Varieties of Asian pear tree (Pyrus pyrifolia)

There are a few ways to group Asian pear tree varieties. The most common one and useful for home gardeners will be dividing Asian pear cultivars into 3 groups depending on their fruit ripening time.
Asian pears ripen in different times starting from mid summer till late autumn.
Early ripening asian pear tree varieties (July-August): Kosui, Shinseiki, Chojuro, Ichiban, Hamese.
Mid season ripening (late summer-beginning of fall): Shinko, Hosui, Yoinashi, 20th Century (Nijisseiki) Asian Pear tree.
Late season (ripens in October-November) – Korean Giant (Olympian), Tsu Li, Sauri.
Asian pear tree

Asian pear tree (Pyrus pyrifolia) Common Pests/Diseases

The best defense against pests and diseases is to provide the plants with lots of sun, air drainage, adequate water drainage for the soil, and deep supplemental irrigation in the summer.
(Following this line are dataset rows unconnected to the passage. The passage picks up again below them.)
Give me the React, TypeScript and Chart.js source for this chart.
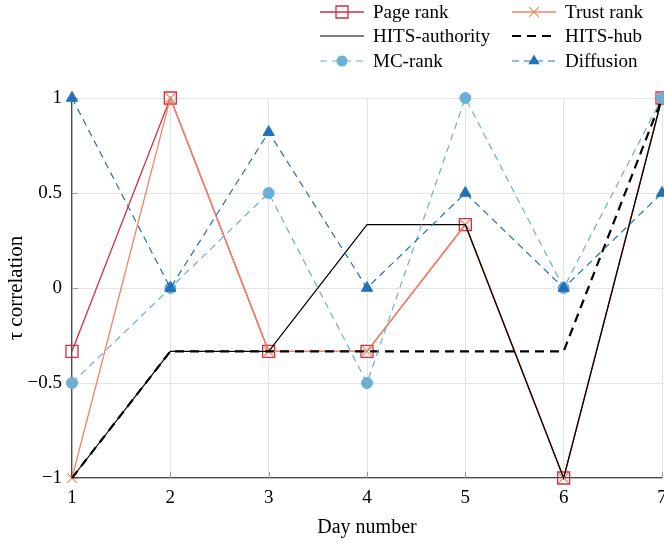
import React, { useEffect, useRef } from "react";
import { Chart, registerables } from "chart.js";

Chart.register(...registerables);

// ---- data ----
const days = [1, 2, 3, 4, 5, 6, 7];
const pageRank = [-1 / 3, 1, -1 / 3, -1 / 3, 1 / 3, -1, 1];
const trustRank = [-1, 1, -1 / 3, -1 / 3, 1 / 3, -1, 1];
const hitsAuthority = [-1, -1 / 3, -1 / 3, 1 / 3, 1 / 3, -1, 1];
const hitsHub = [-1, -1 / 3, -1 / 3, -1 / 3, -1 / 3, -1 / 3, 1];
const mcRank = [-0.5, 0, 0.5, -0.5, 1, 0, 1];
const diffusion = [1, 0, 0.82, 0, 0.5, 0, 0.5];
const yTickValues = [-1, -0.5, 0, 0.5, 1];
const yTickLabels = ["\u22121", "\u22120.5", "0", "0.5", "1"];
const xTickLabels = ["1", "2", "3", "4", "5", "6", "7"];

const SERIF = "'Liberation Serif', 'DejaVu Serif', 'Times New Roman', serif";

const RED = "#d0303f";
const ORANGE = "#f4845f";
const BLACK = "#000000";
const LIGHTBLUE = "#6baed6";
const BLUE = "#2171b5";

const toPts = (ys: number[]) => days.map((d, i) => ({ x: d, y: ys[i] }));

function drawMarker(ctx: CanvasRenderingContext2D, style: string, x: number, y: number, r: number, stroke: string, fill: string, lw: number) {
  ctx.save();
  ctx.lineWidth = lw;
  ctx.strokeStyle = stroke;
  ctx.fillStyle = fill;
  ctx.setLineDash([]);
  ctx.beginPath();
  if (style === "rect") {
    const s = Math.SQRT1_2 * r;
    ctx.rect(x - s, y - s, 2 * s, 2 * s);
    ctx.stroke();
  } else if (style === "crossRot") {
    const s = Math.SQRT1_2 * r;
    ctx.moveTo(x - s, y - s);
    ctx.lineTo(x + s, y + s);
    ctx.moveTo(x - s, y + s);
    ctx.lineTo(x + s, y - s);
    ctx.stroke();
  } else if (style === "circle") {
    ctx.arc(x, y, r, 0, Math.PI * 2);
    ctx.fill();
  } else if (style === "triangle") {
    ctx.moveTo(x, y - r);
    ctx.lineTo(x + r * Math.sin(Math.PI / 3), y + r * 0.5);
    ctx.lineTo(x - r * Math.sin(Math.PI / 3), y + r * 0.5);
    ctx.closePath();
    ctx.fill();
  }
  ctx.restore();
}

const legendPlugin = {
  id: "texLegend",
  afterDraw(chart: any) {
    const ctx: CanvasRenderingContext2D = chart.ctx;
    const colLineX = [320, 512];
    const colTextX = [373, 565];
    const rowY = [12, 36, 61];
    const lineLen = 44;
    chart.data.datasets.forEach((ds: any, i: number) => {
      const col = i % 2;
      const row = Math.floor(i / 2);
      const x0 = colLineX[col];
      const y = rowY[row];
      ctx.save();
      ctx.strokeStyle = ds.borderColor;
      ctx.lineWidth = ds.borderWidth;
      ctx.setLineDash(ds.borderDash || []);
      ctx.beginPath();
      ctx.moveTo(x0, y);
      ctx.lineTo(x0 + lineLen, y);
      ctx.stroke();
      ctx.restore();
      if (ds.pointRadius > 0) {
        drawMarker(ctx, ds.pointStyle, x0 + lineLen / 2, y, ds.pointRadius, ds.pointBorderColor || ds.borderColor, ds.pointBackgroundColor || ds.borderColor, ds.pointBorderWidth || 1);
      }
      ctx.save();
      ctx.fillStyle = "#000";
      ctx.font = `19px ${SERIF}`;
      ctx.textBaseline = "middle";
      ctx.textAlign = "left";
      ctx.fillText(ds.label, colTextX[col], y + 1);
      ctx.restore();
    });
  },
};

const tickMarkPlugin = {
  id: "innerTicks",
  beforeDatasetsDraw(chart: any) {
    const ctx: CanvasRenderingContext2D = chart.ctx;
    const { left, bottom } = chart.chartArea;
    const xs = chart.scales.x;
    const ys = chart.scales.y;
    ctx.save();
    ctx.strokeStyle = "#9a9a9a";
    ctx.lineWidth = 1;
    ctx.beginPath();
    days.forEach((d) => {
      const px = Math.round(xs.getPixelForValue(d)) + 0.5;
      ctx.moveTo(px, bottom);
      ctx.lineTo(px, bottom - 6);
    });
    yTickValues.forEach((v) => {
      const py = Math.round(ys.getPixelForValue(v)) + 0.5;
      ctx.moveTo(left, py);
      ctx.lineTo(left + 6, py);
    });
    ctx.stroke();
    ctx.restore();
  },
};

export default function App() {
  const ref = useRef<HTMLCanvasElement | null>(null);

  useEffect(() => {
    if (!ref.current) return;
    const chart = new Chart(ref.current, {
      type: "line",
      data: {
        datasets: [
          {
            label: "Page rank",
            data: toPts(pageRank),
            borderColor: RED,
            borderWidth: 1.3,
            pointStyle: "rect",
            pointRadius: 8.5,
            pointBorderColor: RED,
            pointBackgroundColor: "rgba(0,0,0,0)",
            pointBorderWidth: 1.3,
            order: 6,
            clip: false,
          },
          {
            label: "Trust rank",
            data: toPts(trustRank),
            borderColor: ORANGE,
            borderWidth: 1.3,
            pointStyle: "crossRot",
            pointRadius: 7,
            pointBorderColor: ORANGE,
            pointBackgroundColor: ORANGE,
            pointBorderWidth: 1.2,
            order: 5,
            clip: false,
          },
          {
            label: "HITS-authority",
            data: toPts(hitsAuthority),
            borderColor: BLACK,
            borderWidth: 1.2,
            pointRadius: 0,
            order: 4,
            clip: false,
          },
          {
            label: "HITS-hub",
            data: toPts(hitsHub),
            borderColor: BLACK,
            borderWidth: 2.2,
            borderDash: [9, 6],
            pointRadius: 0,
            order: 3,
            clip: false,
          },
          {
            label: "MC-rank",
            data: toPts(mcRank),
            borderColor: LIGHTBLUE,
            borderWidth: 1.2,
            borderDash: [7, 5],
            pointStyle: "circle",
            pointRadius: 5.5,
            pointBorderColor: LIGHTBLUE,
            pointBackgroundColor: LIGHTBLUE,
            pointBorderWidth: 1,
            order: 2,
            clip: false,
          },
          {
            label: "Diffusion",
            data: toPts(diffusion),
            borderColor: BLUE,
            borderWidth: 1.2,
            borderDash: [7, 5],
            pointStyle: "triangle",
            pointRadius: 6.5,
            pointBorderColor: BLUE,
            pointBackgroundColor: BLUE,
            pointBorderWidth: 1,
            order: 1,
            clip: false,
          },
        ] as any,
      },
      options: {
        animation: false,
        responsive: false,
        devicePixelRatio: 1,
        layout: { padding: { top: 98, right: 2, left: 0, bottom: 0 }, autoPadding: false } as any,
        plugins: {
          legend: { display: false },
          tooltip: { enabled: false },
        },
        elements: { line: { tension: 0 } },
        scales: {
          x: {
            type: "linear",
            min: 1,
            max: 7,
            afterFit: (s: any) => {
              s.height = 65;
              s.paddingLeft = 0;
              s.paddingRight = 0;
            },
            afterBuildTicks: (s: any) => {
              s.ticks = days.map((d) => ({ value: d }));
            },
            ticks: {
              color: "#000",
              font: { family: SERIF, size: 19 },
              padding: 9,
              maxRotation: 0,
              autoSkip: false,
              callback: (v: any) => xTickLabels[days.indexOf(Number(v))] ?? "",
            },
            grid: { color: "#e4e4e4", lineWidth: 1, drawTicks: false },
            border: { color: "#4a4a4a", width: 1.3 },
            title: {
              display: true,
              text: "Day number",
              color: "#000",
              font: { family: SERIF, size: 20 },
              padding: { top: 0, bottom: 3 },
            },
          },
          y: {
            type: "linear",
            min: -1,
            max: 1,
            afterFit: (s: any) => {
              s.width = 72;
              s.paddingTop = 0;
              s.paddingBottom = 0;
            },
            afterBuildTicks: (s: any) => {
              s.ticks = yTickValues.map((v) => ({ value: v }));
            },
            ticks: {
              color: "#000",
              font: { family: SERIF, size: 19 },
              padding: 10,
              callback: (v: any) => yTickLabels[yTickValues.indexOf(Number(v))] ?? "",
            },
            grid: { color: "#e4e4e4", lineWidth: 1, drawTicks: false },
            border: { color: "#4a4a4a", width: 1.3 },
            title: {
              display: true,
              text: "\u03c4 correlation",
              color: "#000",
              font: { family: SERIF, size: 21 },
              padding: { top: 4, bottom: 0 },
            },
          },
        },
      } as any,
      plugins: [tickMarkPlugin, legendPlugin],
    });
    return () => chart.destroy();
  }, []);

  return (
    <div style={{ position: "fixed", left: 0, top: 0, width: 664, height: 543, background: "#fff" }}>
      <canvas ref={ref} width={664} height={543} style={{ display: "block" }} />
    </div>
  );
}
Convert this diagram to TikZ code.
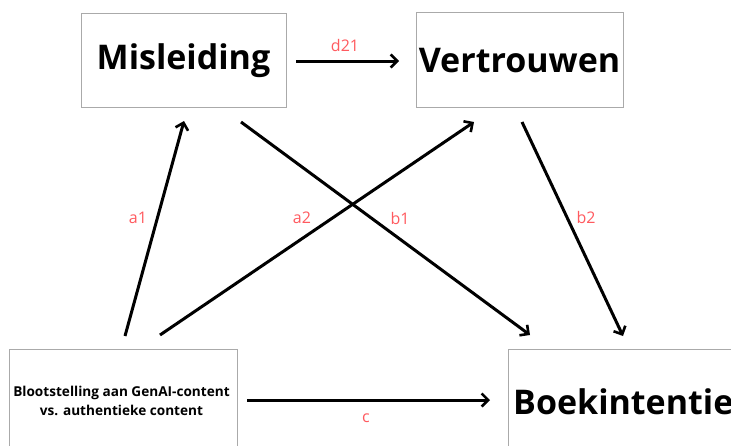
\documentclass[tikz,border=0pt]{standalone}
\usepackage{fontspec}
\setmainfont{Open Sans}
\usetikzlibrary{arrows.meta}
\definecolor{boxgray}{HTML}{AAAAAA}
\definecolor{lblred}{HTML}{FF5A5F}
\tikzset{
  varbox/.style={draw=boxgray, line width=0.9pt, fill=white, inner sep=0pt},
  bigtxt/.style={font=\fontsize{34}{40}\selectfont\bfseries},
  conn/.style={line width=3pt, -{Straight Barb[length=6.5pt,width=13pt,line width=2.6pt]}},
  lbl/.style={text=lblred, font=\fontsize{16}{18}\selectfont, inner sep=0pt}
}
\begin{document}
\begin{tikzpicture}[x=1pt,y=-1pt]
\clip (0,0) rectangle (731,445);
\useasboundingbox (0,0) rectangle (731,445);
\fill[white] (0,0) rectangle (731,445);
% boxes
\node[varbox, minimum width=205pt, minimum height=94pt] (mis) at (183.5,60) {};
\node[varbox, minimum width=207pt, minimum height=95pt] (ver) at (519.5,59.5) {};
\node[varbox, minimum width=228pt, minimum height=120pt] (src) at (123,409) {};
\node[varbox, minimum width=260pt, minimum height=120pt] (boek) at (638,409) {};
% texts
\node[bigtxt, inner sep=0pt] (misT) at (183.5,61) {Misleiding};
\node[bigtxt, inner sep=0pt] (verT) at (519.5,61) {Vertrouwen};
\node[bigtxt, inner sep=0pt, anchor=west] (boekT) at (513,402) {Boekintentie};
\node[font=\fontsize{13.6}{18.5}\selectfont\bfseries, align=center, inner sep=0pt] (srcT) at (121.5,401) {Blootstelling aan GenAI-content\\vs. authentieke content};
% connector end points
\coordinate (d21s) at (296,61);
\coordinate (d21e) at (399,61);
\coordinate (a1s) at (125,336);
\coordinate (a1e) at (184,121);
\coordinate (a2s) at (160,335);
\coordinate (a2e) at (474,122);
\coordinate (b1s) at (241,122);
\coordinate (b1e) at (530,335);
\coordinate (b2s) at (522,122);
\coordinate (b2e) at (623,336);
\coordinate (cs) at (247,400);
\coordinate (ce) at (490,400);
% connectors
\draw[conn] (d21s) -- (d21e);
\draw[conn] (a1s) -- (a1e);
\draw[conn] (a2s) -- (a2e);
\draw[conn] (b1s) -- (b1e);
\draw[conn] (b2s) -- (b2e);
\draw[conn] (cs) -- (ce);
% labels
\node[lbl] (ld21) at (345,45) {d21};
\node[lbl] (la1) at (138,218) {a1};
\node[lbl] (la2) at (302,218) {a2};
\node[lbl] (lb1) at (400,218) {b1};
\node[lbl] (lb2) at (586,217) {b2};
\node[lbl] (lc) at (366,418) {c};
\end{tikzpicture}
\end{document}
Pears are susceptible to certain diseases and pests, and monitoring for problems is a good idea.
Good garden hygiene is also important. Use sharp, clean pruners to prevent damage and the spread of disease from other plants. Cleaning up dead leaves beneath the plants in the spring is also a good practice. This will help eliminate any diseases or pests which may have overwintered there.
Asian pear tree

Harvesting and Storing Asian Pears

Asian pear trees hold their fruit until completely ripe in mid to late autumn, depending on variety. When wind knocks a few fruits to the ground, I start testing for ripeness by rocking fruits back and forth in my hand. Those that break off naturally are ripe. Asian pears bruise easily, so I handle them like eggs while gathering and cleaning them. The ripe fruits must be stored in the refrigerator, or they will deteriorate quickly. A tree's worth of fruits will overrun a fridge, though it's easy to make good trades with this gourmet fruit. Still, there are extras. Of the many methods I've tried for preserving Asian pears, I like drying best. A quick run through the dehydrator concentrates the sugars in Asian pear slices while causing the crisp flesh to change to leathery. The result is a delicious dried fruit to eat out of hand or add to hot cooked cereals. Cut into small tidbits, dried Asian pear can be substituted for raisins in most recipes.

Asian pear tree (Pyrus pyrifolia) Companion Plants

Pear trees can be susceptible to pests, so surround them with companion plants that counteract that: Try clover, african marigolds, nasturtiums, borage, bee balm, beans, or peas.